Bingu’s legacy and the political future of Malawi

By Steve Sharra

Malawian President Bingu wa Mutharika who won many plaudits when he came to power but died a hated figure by his countrymen.

The late President Mutharika was hailed at home and abroad. But after the 2009 landslide re-election victory, his quest to engineer the election of his brother to succeed him in 2014 and increased autocracy astounded many.

Questions about dead presidents’ legacies are best left to historians writing a generation removed. But for the late Malawian President Prof. Bingu wa Mutharika, we can be sure of a few things that will be part of his national and international memory. On the bright side, he gained worldwide fame with the farm input subsidy that ended Malawi’s chronic food crises. The first decade of the 21st century started on a curious note for Malawi: two famines in three years, 2002 and 2005. The second famine came less than a year after Bingu’s election in 2004. It gave him enough resolve to adapt a concept from the opposition, garner donors’ support for it, and make a name for himself and for Malawi.

In 2007, Mutharika appeared in the New York Times, Financial Times, and the Los Angeles Times, in what pundits called the Malawi Revolution. From a paltry 1.2 million metric tons of harvested maize in 2005, Mutharika’s subsidy programme increased the yield to 2.7 million metric tons in 2006, and to 3.4 million in 2007. When he became Chairperson of the African Union in 2010, he introduced the Food Basket, an idea he hoped would be proliferated across the continent. Subsistence farmers who had never harvested enough to last them till the next season sang praises for Mutharika.

They are many who mourned his passing. AIDS patients in Malawi who were destined for an early death now live relatively longer and healthier lives, thanks to anti-retroviral drugs that became available during his tenure of office. Bingu put the food surplus as his number one achievement, and included the anti-retroviral drugs on the list of things he had achieved. He built new roads where previous presidents had failed. He courted the Chinese, whose infrastructure projects have changed the skyline of the capital city Lilongwe. Mutharika’s entry on Wikipedia lists eight international awards he received between 2008 and 2010.

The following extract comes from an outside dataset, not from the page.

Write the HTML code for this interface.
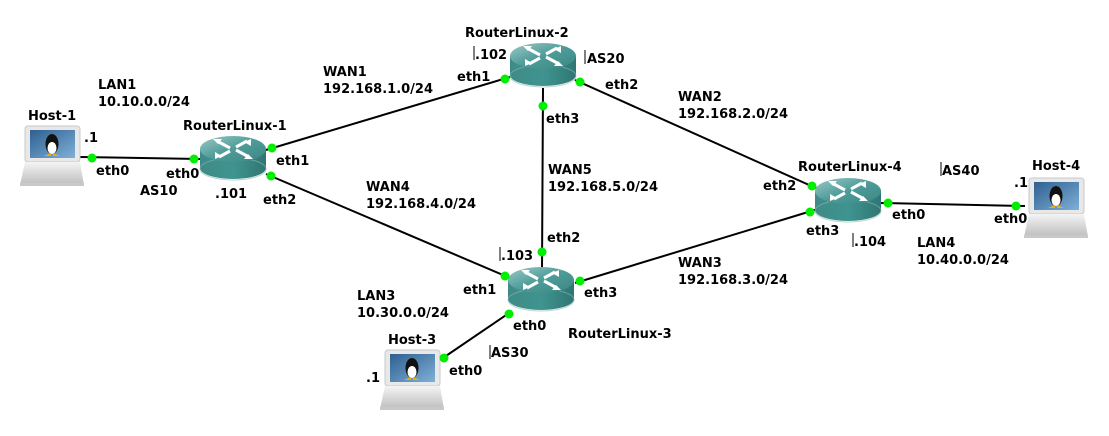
<!DOCTYPE html>
<html><head><meta charset="utf-8"><style>
html,body{margin:0;padding:0;background:#fff;}
svg text{font-family:"DejaVu Sans","Liberation Sans",sans-serif;font-weight:bold;font-size:13px;fill:#000;}
</style></head><body>
<svg width="1109" height="431" viewBox="0 0 1109 431" xmlns="http://www.w3.org/2000/svg">
<defs>
<linearGradient id="top" x1="0" y1="0" x2="1" y2="1"><stop offset="0" stop-color="#9cc9c7"/><stop offset="0.5" stop-color="#4e9c99"/><stop offset="1" stop-color="#3a8683"/></linearGradient>
<linearGradient id="side" x1="0" y1="0" x2="1" y2="0"><stop offset="0" stop-color="#3f8a87"/><stop offset="0.5" stop-color="#3f9490"/><stop offset="1" stop-color="#2f7673"/></linearGradient>
<g id="router">
<path d="M-33,-8 L-33,11 A33,11 0 0 0 33,11 L33,-8 Z" fill="url(#side)"/>
<ellipse cx="0" cy="12" rx="33" ry="11" fill="none" stroke="#8fb5b3" stroke-width="1" opacity="0.6"/>
<ellipse cx="0" cy="-8" rx="33" ry="13" fill="url(#top)"/>
<g stroke="#fff" stroke-width="3" fill="#fff">
<path d="M-16,-16 L-3,-9 M16,0 L3,-7 M14,-16 L3,-10 M-14,0 L-3,-6" fill="none"/>
</g>
<g fill="#fff"><path d="M-20,-18 l9,0 l-4,5 z"/><path d="M20,2 l-9,0 l4,-5 z"/><path d="M18,-18 l0,7 l-7,-4 z"/><path d="M-18,2 l0,-7 l7,4 z"/></g>
</g>
<linearGradient id="scr" x1="0" y1="0" x2="1" y2="1"><stop offset="0" stop-color="#2e5f8f"/><stop offset="1" stop-color="#7fb0d8"/></linearGradient>
<linearGradient id="base" x1="0" y1="0" x2="0" y2="1"><stop offset="0" stop-color="#f4f4f4"/><stop offset="1" stop-color="#bdbdbd"/></linearGradient>
<g id="host">
<rect x="5" y="-1" width="55" height="36" rx="3" fill="#e8e8e8" stroke="#c8c8c8"/>
<rect x="10" y="3" width="45" height="28" fill="url(#scr)"/>
<ellipse cx="32" cy="17" rx="6.5" ry="10" fill="#111"/>
<ellipse cx="32" cy="21" rx="4.5" ry="6" fill="#fff"/>
<path d="M24,29 l7,-3 l0,3 z M40,29 l-7,-3 l0,3 z" fill="#f0b000"/>
<path d="M5,35 L60,35 L64,58 L0,58 Z" fill="url(#base)"/>
<rect x="0" y="56" width="64" height="3" fill="#c9c9c9"/>
</g>
</defs>

<g stroke="#000" stroke-width="2">
<line x1="80" y1="157" x2="200" y2="159"/>
<line x1="266" y1="150" x2="510" y2="77"/>
<line x1="266" y1="174" x2="510" y2="278"/>
<line x1="543" y1="88" x2="542" y2="270"/>
<line x1="575" y1="80" x2="818" y2="189"/>
<line x1="575" y1="283" x2="818" y2="209"/>
<line x1="512" y1="311" x2="440" y2="360"/>
<line x1="880" y1="203" x2="1025" y2="206"/>
</g>

<use href="#router" x="233" y="157"/>
<use href="#router" x="543" y="64"/>
<use href="#router" x="541" y="288"/>
<use href="#router" x="848" y="199"/>
<use href="#host" x="20" y="127"/>
<use href="#host" x="1024" y="179"/>
<use href="#host" x="380" y="351"/>

<g fill="#00ee00">
<circle cx="92" cy="158" r="4.5"/><circle cx="194" cy="159" r="4.5"/>
<circle cx="272" cy="148" r="4.5"/><circle cx="271" cy="176" r="4.5"/>
<circle cx="505" cy="79" r="4.5"/><circle cx="580" cy="82" r="4.5"/><circle cx="543" cy="106" r="4.5"/>
<circle cx="542" cy="252" r="4.5"/><circle cx="505" cy="276" r="4.5"/><circle cx="580" cy="281" r="4.5"/><circle cx="509" cy="314" r="4.5"/>
<circle cx="812" cy="186" r="4.5"/><circle cx="810" cy="212" r="4.5"/><circle cx="888" cy="203" r="4.5"/>
<circle cx="1016" cy="206" r="4.5"/><circle cx="444" cy="358" r="4.5"/>
</g>

<g stroke="#000" stroke-width="1">
<line x1="474" y1="46" x2="474" y2="60"/><line x1="585" y1="50" x2="585" y2="64"/>
<line x1="500" y1="247" x2="500" y2="261"/><line x1="490" y1="345" x2="490" y2="359"/>
<line x1="941" y1="162" x2="941" y2="176"/><line x1="853" y1="233" x2="853" y2="247"/>
</g>

<text x="28" y="120">Host-1</text>
<text x="84" y="142">.1</text>
<text x="96" y="175">eth0</text>
<text x="98" y="89">LAN1</text>
<text x="98" y="106">10.10.0.0/24</text>
<text x="140" y="195">AS10</text>
<text x="183" y="130">RouterLinux-1</text>
<text x="166" y="178">eth0</text>
<text x="276" y="165">eth1</text>
<text x="263" y="204">eth2</text>
<text x="215" y="198">.101</text>
<text x="323" y="76">WAN1</text>
<text x="323" y="93">192.168.1.0/24</text>
<text x="465" y="37">RouterLinux-2</text>
<text x="475" y="59">.102</text>
<text x="587" y="63">AS20</text>
<text x="457" y="81">eth1</text>
<text x="605" y="89">eth2</text>
<text x="546" y="123">eth3</text>
<text x="678" y="101">WAN2</text>
<text x="678" y="118">192.168.2.0/24</text>
<text x="548" y="174">WAN5</text>
<text x="548" y="191">192.168.5.0/24</text>
<text x="366" y="191">WAN4</text>
<text x="366" y="208">192.168.4.0/24</text>
<text x="547" y="242">eth2</text>
<text x="501" y="260">.103</text>
<text x="463" y="294">eth1</text>
<text x="584" y="297">eth3</text>
<text x="513" y="330">eth0</text>
<text x="568" y="338">RouterLinux-3</text>
<text x="357" y="300">LAN3</text>
<text x="357" y="317">10.30.0.0/24</text>
<text x="388" y="344">Host-3</text>
<text x="366" y="382">.1</text>
<text x="449" y="375">eth0</text>
<text x="491" y="357">AS30</text>
<text x="678" y="267">WAN3</text>
<text x="678" y="284">192.168.3.0/24</text>
<text x="798" y="171">RouterLinux-4</text>
<text x="763" y="190">eth2</text>
<text x="806" y="235">eth3</text>
<text x="892" y="219">eth0</text>
<text x="854" y="246">.104</text>
<text x="942" y="175">AS40</text>
<text x="1032" y="170">Host-4</text>
<text x="1014" y="187">.1</text>
<text x="994" y="223">eth0</text>
<text x="917" y="247">LAN4</text>
<text x="917" y="264">10.40.0.0/24</text>
</svg>
</body></html>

In 2011 an award he had been poised to receive was withdrawn after protests from critics who argued that he had veered from his path and was now becoming an oppressor of his own people. Events of the last two years of his presidency and his life will loom large in his legacy. Commentators point to a 2009 landslide re-election victory, and the quest to engineer the election of his brother to succeed him in 2014, as the beginning of an astounding about-turn.